I understand that some meet these kinds of changes with skepticism, given the big talk about needed organizational changes – which started last year and resulted in almost no visible changes and the Cubs missing the postseason for the first time in five years. And, of course, if this were all the Cubs were doing this offseason, it would be a joke. But, in October and the first week of November, there isn’t exactly a whole lot you can do yet on the big league roster. So, instead, for now, the Cubs have replaced their manager, are turning over parts of the coaching staff, are fundamentally overhauling their player development system, are hiring new people in the scouting department, and have gutted the training staff.
I get that we all want to see visible changes to the big league roster, but so far, this is the stuff you WOULD want to see if the Cubs were serious about making substantial organizational changes. And that’s the stuff they NEEDED to be doing right now, because they’ve had their lunch eaten by more progressive organizations the last three years.

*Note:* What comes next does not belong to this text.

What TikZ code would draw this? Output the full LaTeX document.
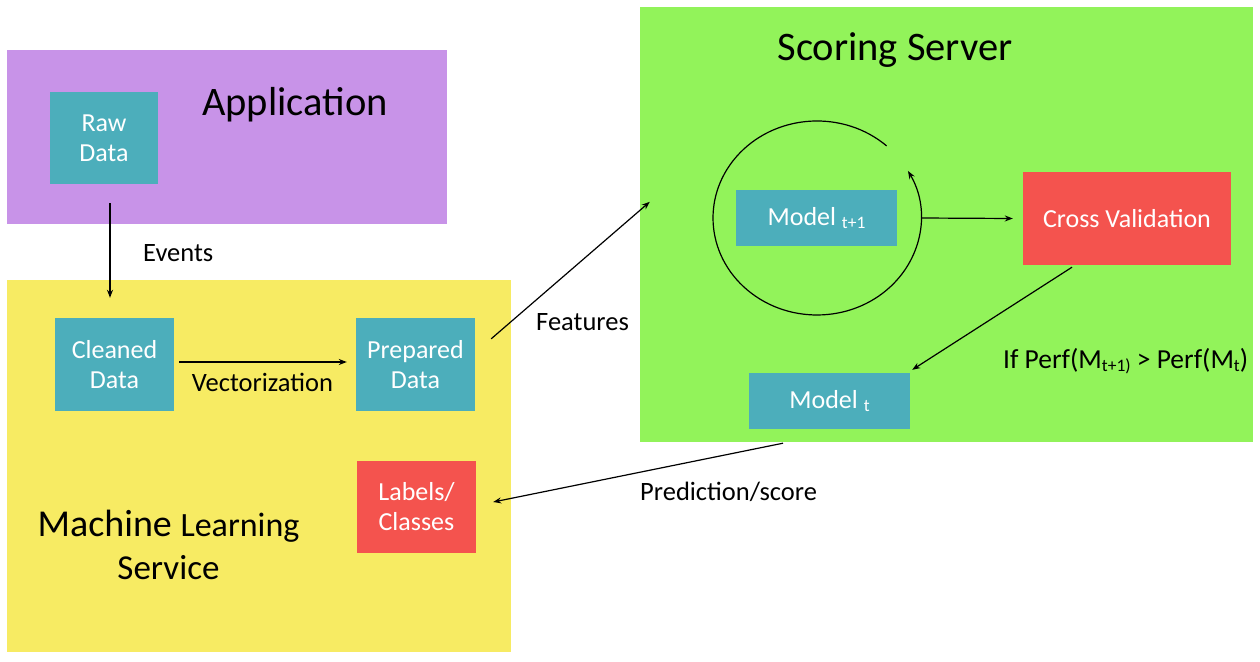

This is a GOOD start to the offseason.
Soon – well, after the Bryant grievance stuff? – they’ll get to the player changes. And that’s when the rubber really meets the road, as Sharma and Mooney note in the post. The under-the-hood stuff matters, especially in the longer-term. But without improvements to the big league roster this offseason, the Cubs will have failed to put the organization in a good position to succeed in 2020.